After Grannie Silcott died in 2004, the Sunday dinners died with her. We don’t get together as a family much anymore. Of course, there’s the big dinners: Christmas, Thanksgiving, and Easter. And of course we always try to celebrate birthdays but it isn’t like it used to be.
In the past two and half years that me and J-Dub moved away from Pampa, I have come to understand the importance of family. Of memories. Of cousins and aunts and uncles. Of Sunday dinners. It takes just a little absence of family to begin to realize that it’s because of them we live and breathe.
Our world moves so fast. Our lives are complicated. We’re too involved in keeping our kids schedules cram packed that we often can’t sit down for a meal with extended family without an excuse like a wedding or a funeral. I want my kids to have the memories that I cherish. The love that was shown by my grandmother each and every week putting a hot meal on the table for all her kids.
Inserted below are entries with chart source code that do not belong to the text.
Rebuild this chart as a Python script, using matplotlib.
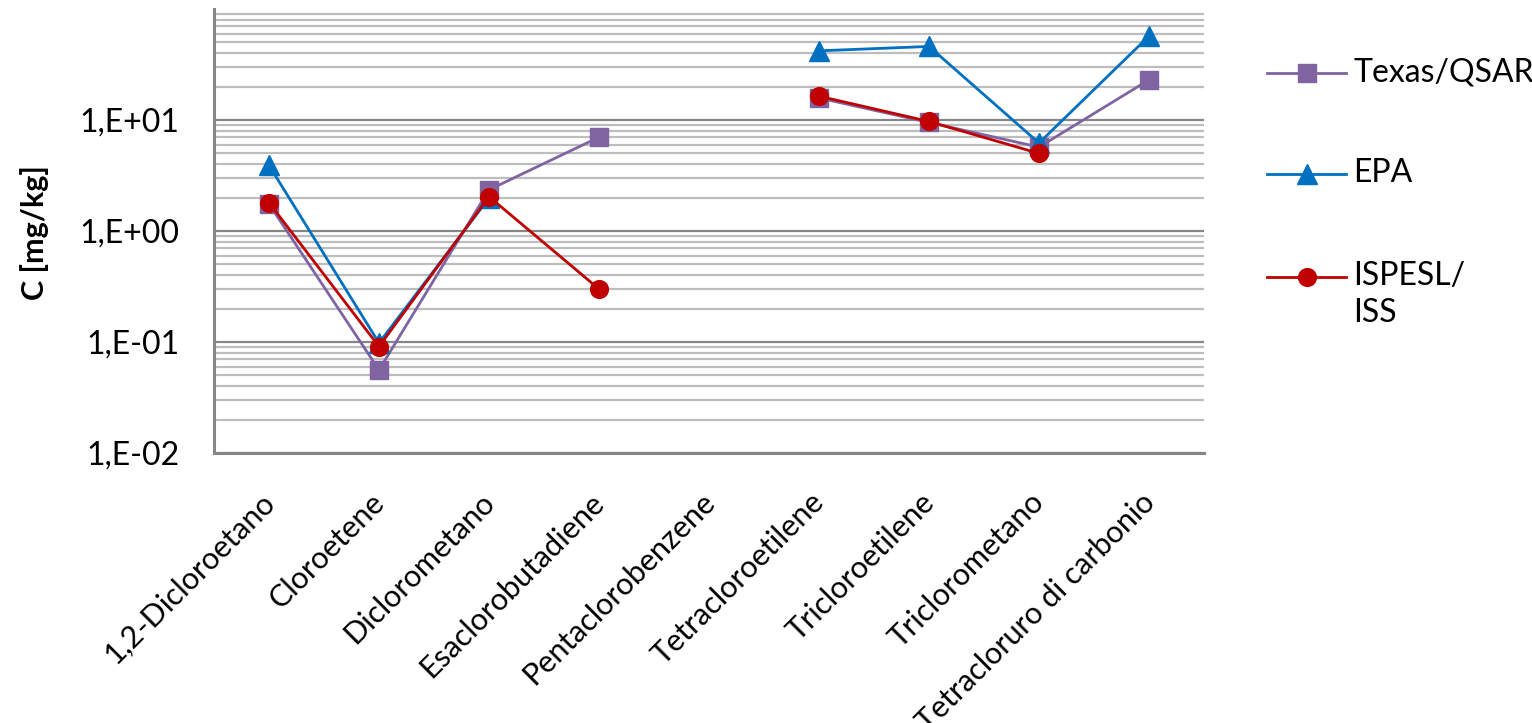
import numpy as np
import matplotlib
matplotlib.use("Agg")
import matplotlib.pyplot as plt
from matplotlib.lines import Line2D
from matplotlib.ticker import FixedLocator, FixedFormatter, NullFormatter
import matplotlib.transforms as mtransforms

plt.rcParams['font.family'] = ['Lato', 'DejaVu Sans']

# ---- data -------------------------------------------------------------
categories = [
    "1,2-Dicloroetano", "Cloroetene", "Diclorometano", "Esaclorobutadiene",
    "Pentaclorobenzene", "Tetracloroetilene", "Tricloroetilene",
    "Triclorometano", "Tetracloruro di carbonio",
]
nan = np.nan
texas_qsar = [1.75, 0.056, 2.35, 7.0, nan, 15.8, 9.5, 5.7, 23.0]
epa        = [3.9, 0.098, 1.98, nan, nan, 42.0, 46.0, 6.2, 57.0]
ispesl_iss = [1.8, 0.091, 2.04, 0.30, nan, 16.4, 9.7, 5.0, nan]

series_names = ["Texas/QSAR", "EPA", "ISPESL/\nISS"]
ytick_values = [1e-2, 1e-1, 1e0, 1e1]
ytick_labels = ["1,E-02", "1,E-01", "1,E+00", "1,E+01"]

# ---- styles -----------------------------------------------------------
colors = ["#8064A2", "#0070C0", "#C00000"]
markers = ["s", "^", "o"]
msizes = [13, 14.5, 12.8]

W, H = 1532, 723
fig = plt.figure(figsize=(W / 100, H / 100), dpi=100)
ax = fig.add_axes([214 / W, 1 - 453 / H, (1204 - 214) / W, (453 - 9) / H])

x = np.arange(len(categories))
for vals, c, m, ms in zip([texas_qsar, epa, ispesl_iss], colors, markers, msizes):
    ax.plot(x, vals, color=c, lw=2.0, marker=m, ms=ms, mec=c, mfc=c,
            solid_joinstyle='round', zorder=3)

ax.set_yscale('log')
ax.set_ylim(1e-2, 1e2)
ax.set_xlim(-0.5, len(categories) - 0.5)

# y axis ticks and grid
ax.yaxis.set_major_locator(FixedLocator(ytick_values))
ax.yaxis.set_major_formatter(FixedFormatter(ytick_labels))
minor = [m * 10.0 ** e for e in range(-2, 2) for m in range(2, 10)]
ax.yaxis.set_minor_locator(FixedLocator(minor))
ax.yaxis.set_minor_formatter(NullFormatter())
ax.grid(True, which='major', axis='y', color='#868686', lw=1.6, zorder=0)
ax.grid(True, which='minor', axis='y', color='#BDBDBD', lw=1.6, zorder=0)
ax.set_axisbelow(True)
ax.tick_params(axis='y', which='both', length=0, pad=25, labelsize=23,
               labelcolor='#000000')

# x axis category labels
ax.set_xticks(x)
ax.set_xticklabels(categories, fontsize=22, rotation=45, ha='right',
                   va='top', rotation_mode='anchor')
ax.tick_params(axis='x', length=0, pad=25)
offset = mtransforms.ScaledTranslation(-9 / 100, 0, fig.dpi_scale_trans)
for lab in ax.get_xticklabels():
    lab.set_transform(lab.get_transform() + offset)

for side in ['top', 'right']:
    ax.spines[side].set_visible(False)
for side in ['left', 'bottom']:
    ax.spines[side].set_color('#868686')
    ax.spines[side].set_linewidth(2.2)

fig.text(35 / W, 1 - 233 / H, "C [mg/kg]", rotation=90, ha='center',
         va='center', fontsize=22, fontweight='bold')

# legend drawn at the right of the plot area
legend_y = [73, 174, 277]
for name, c, m, ms, yy in zip(series_names, colors, markers, msizes, legend_y):
    fy = 1 - yy / H
    fig.add_artist(Line2D([1267 / W, 1346 / W], [fy, fy], color=c, lw=2.0,
                          transform=fig.transFigure))
    fig.add_artist(Line2D([1306.5 / W], [fy], color=c, marker=m, ms=ms,
                          mec=c, mfc=c, transform=fig.transFigure))
    fig.text(1353 / W, 1 - (yy - 16) / H, name, ha='left', va='top',
             fontsize=23, linespacing=1.3, transform=fig.transFigure)

fig.savefig("out.png", dpi=100)
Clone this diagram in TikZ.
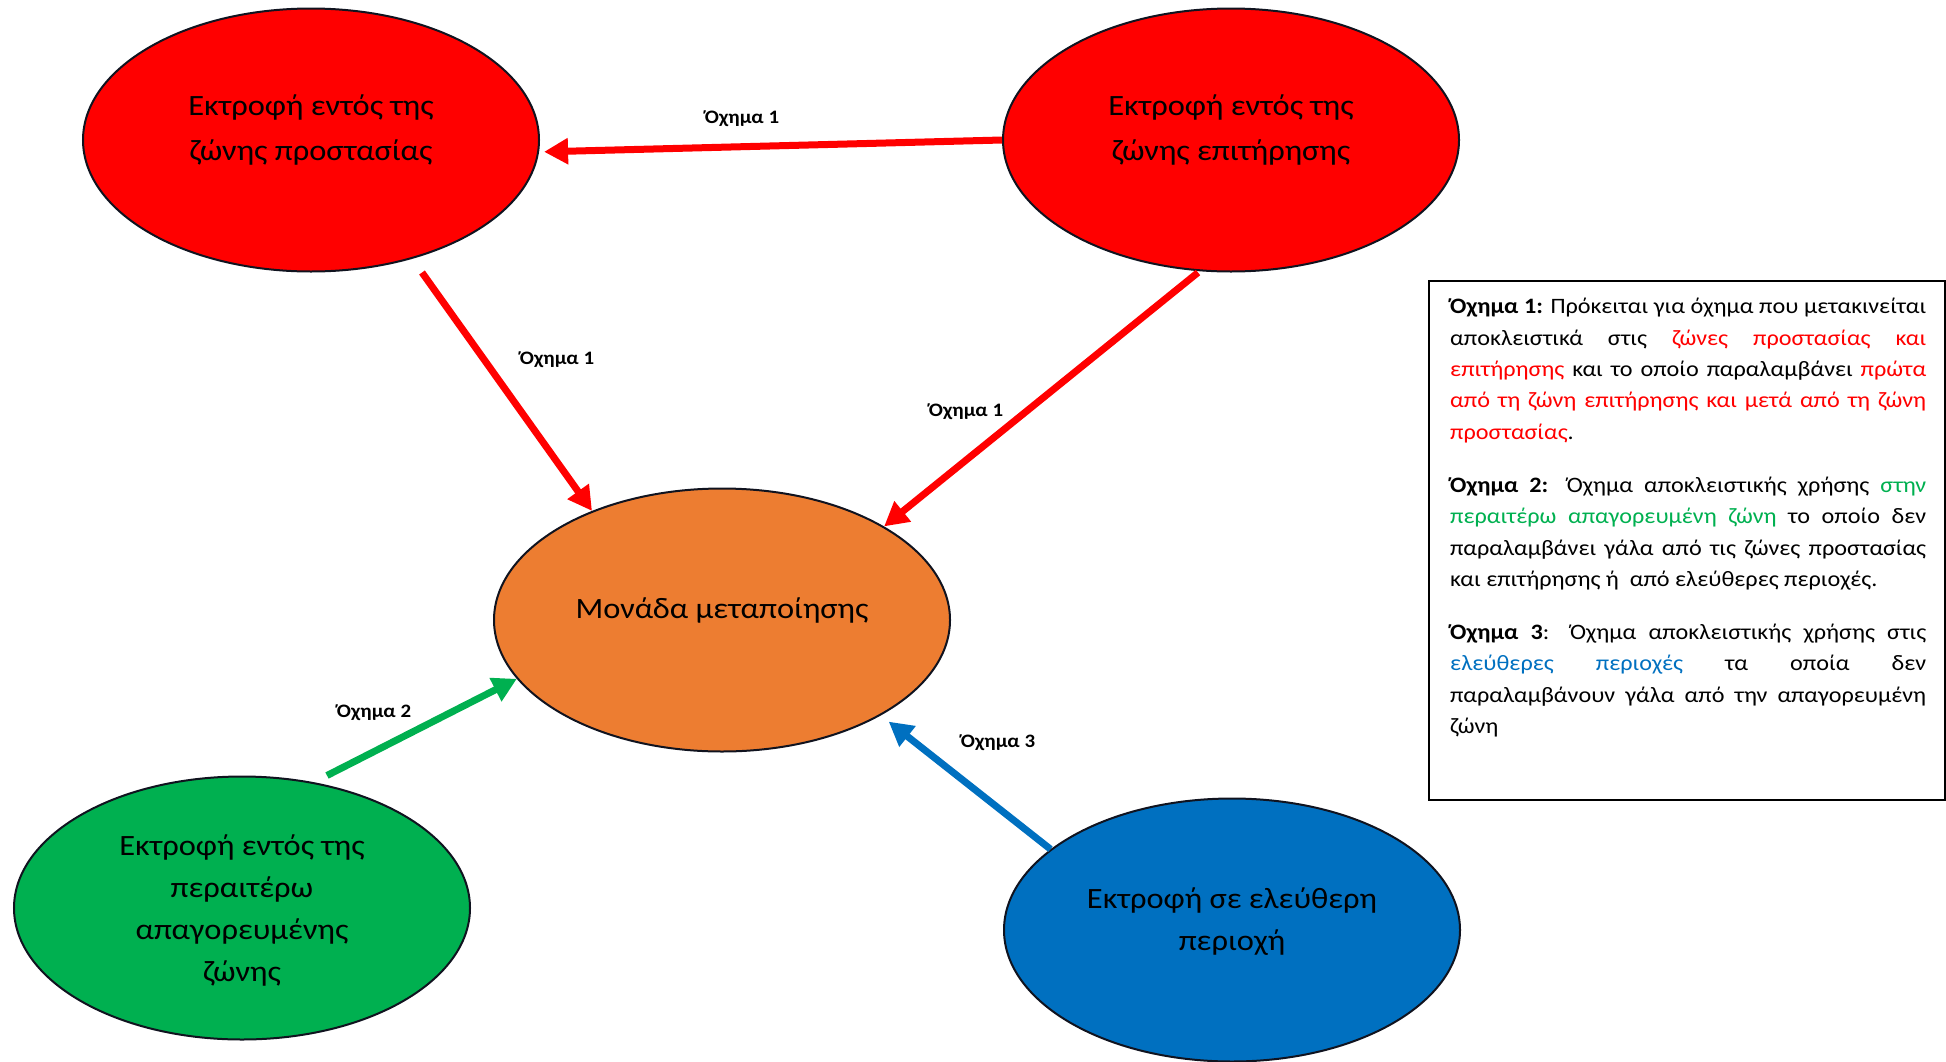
\documentclass[tikz,border=0pt]{standalone}
\usepackage{fontspec}
\setmainfont{Carlito}[FakeStretch=1.1]
\usetikzlibrary{shapes.geometric,arrows.meta}
\definecolor{cred}{HTML}{FF0000}
\definecolor{corange}{HTML}{ED7D31}
\definecolor{cgreen}{HTML}{00B050}
\definecolor{cblue}{HTML}{0070C0}
\definecolor{cline}{HTML}{10131F}
\newcommand\jl[1]{\hbox to 476bp{#1}}
\newcommand\nl[1]{\hbox{#1}}
\begin{document}
\begin{tikzpicture}[x=1bp,y=-1bp,
  blob/.style={ellipse, draw=cline, line width=2bp, minimum width=456bp, minimum height=263bp, inner sep=0pt},
  etext/.style={anchor=base, inner sep=0pt, font=\fontsize{29.5bp}{#1}\selectfont},
  etext/.default={43bp},
  conn/.style={line width=7bp, -{Triangle[length=24bp,width=25bp]}},
  lbl/.style={inner sep=0pt, font=\fontsize{19bp}{22bp}\selectfont\bfseries},
  infobox/.style={draw=black, line width=2bp, minimum width=516bp, minimum height=519bp, anchor=north west, inner sep=0pt}
]
\useasboundingbox (0,0) rectangle (1946,1061);

% ellipses
\node[blob, fill=cred] (e1) at (311,140) {};
\node[blob, fill=cred] (e2) at (1231,140) {};
\node[blob, fill=corange] (m) at (722,620) {};
\node[blob, fill=cgreen] (g) at (242,908) {};
\node[blob, fill=cblue] (b) at (1232,930) {};

% ellipse texts
\node[etext={45bp}] (e1t) at (311,115) {\begin{tabular}[t]{@{}c@{}}Εκτροφή εντός της\\ζώνης προστασίας\end{tabular}};
\node[etext={45bp}] (e2t) at (1231,115) {\begin{tabular}[t]{@{}c@{}}Εκτροφή εντός της\\ζώνης επιτήρησης\end{tabular}};
\node[etext] (mt) at (722,618) {Μονάδα μεταποίησης};
\node[etext={42bp}] (gt) at (242,855) {\begin{tabular}[t]{@{}c@{}}Εκτροφή εντός της\\περαιτέρω\\απαγορευμένης\\ζώνης\end{tabular}};
\node[etext={42bp}] (bt) at (1232,908) {\begin{tabular}[t]{@{}c@{}}Εκτροφή σε ελεύθερη\\περιοχή\end{tabular}};

% connectors
\draw[conn, cred, shorten >=5bp] (e2.west) -- (e1.-3);
\draw[conn, cred] ([xshift=111bp]e1.south) -- (m.140.7);
\draw[conn, cred] ([xshift=-33bp]e2.south) -- (m.30.4);
\draw[conn, cgreen] ([xshift=85bp]g.north) -- (m.196.3);
\draw[conn, cblue, shorten >=10bp] (b.156.4) -- (m.-31.5);

% connector labels
\node[lbl] (l1) at (742,119) {Όχημα 1};
\node[lbl] (l2) at (557,360) {Όχημα 1};
\node[lbl] (l3) at (966,412) {Όχημα 1};
\node[lbl] (l4) at (374,713) {Όχημα 2};
\node[lbl] (l5) at (998,743) {Όχημα 3};

% info box
\node[infobox] (box) at (1428,280) {};
\node[anchor=north west, inner sep=0pt] (txt) at (1450,298) {\vbox{%
\fontsize{22bp}{31.4bp}\selectfont
\jl{\textbf{Όχημα 1:} Πρόκειται για όχημα που μετακινείται}
\jl{αποκλειστικά στις \textcolor{cred}{ζώνες προστασίας και}}
\jl{\textcolor{cred}{επιτήρησης} και το οποίο παραλαμβάνει \textcolor{cred}{πρώτα}}
\jl{\textcolor{cred}{από τη ζώνη επιτήρησης και μετά από τη ζώνη}}
\nl{\textcolor{cred}{προστασίας}.}
\vskip 21.6bp
\jl{\textbf{Όχημα 2:} Όχημα αποκλειστικής χρήσης \textcolor{cgreen}{στην}}
\jl{\textcolor{cgreen}{περαιτέρω απαγορευμένη ζώνη} το οποίο δεν}
\jl{παραλαμβάνει γάλα από τις ζώνες προστασίας}
\nl{και επιτήρησης ή\ \ από ελεύθερες περιοχές.}
\vskip 21.6bp
\jl{\textbf{Όχημα 3}: Όχημα αποκλειστικής χρήσης στις}
\jl{\textcolor{cblue}{ελεύθερες περιοχές} τα οποία δεν}
\jl{παραλαμβάνουν γάλα από την απαγορευμένη}
\nl{ζώνη}}};
\end{tikzpicture}
\end{document}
I want my kids to have some traditions they recall fondly when they’re grown.
So today I did it. I put a roast in the oven before I struggled— not into my stockings—- but into my skinny jeans for church this morning. I applied a little blush to my cheeks and hustled out the door. We returned to a house smelling like Grannie Silcott’s on Sundays. It wasn’t exactly the same. It wasn’t even remotely the same. There were more differences than similarities between my Sunday dinner and hers, but it’s a start. One that I hope to continue.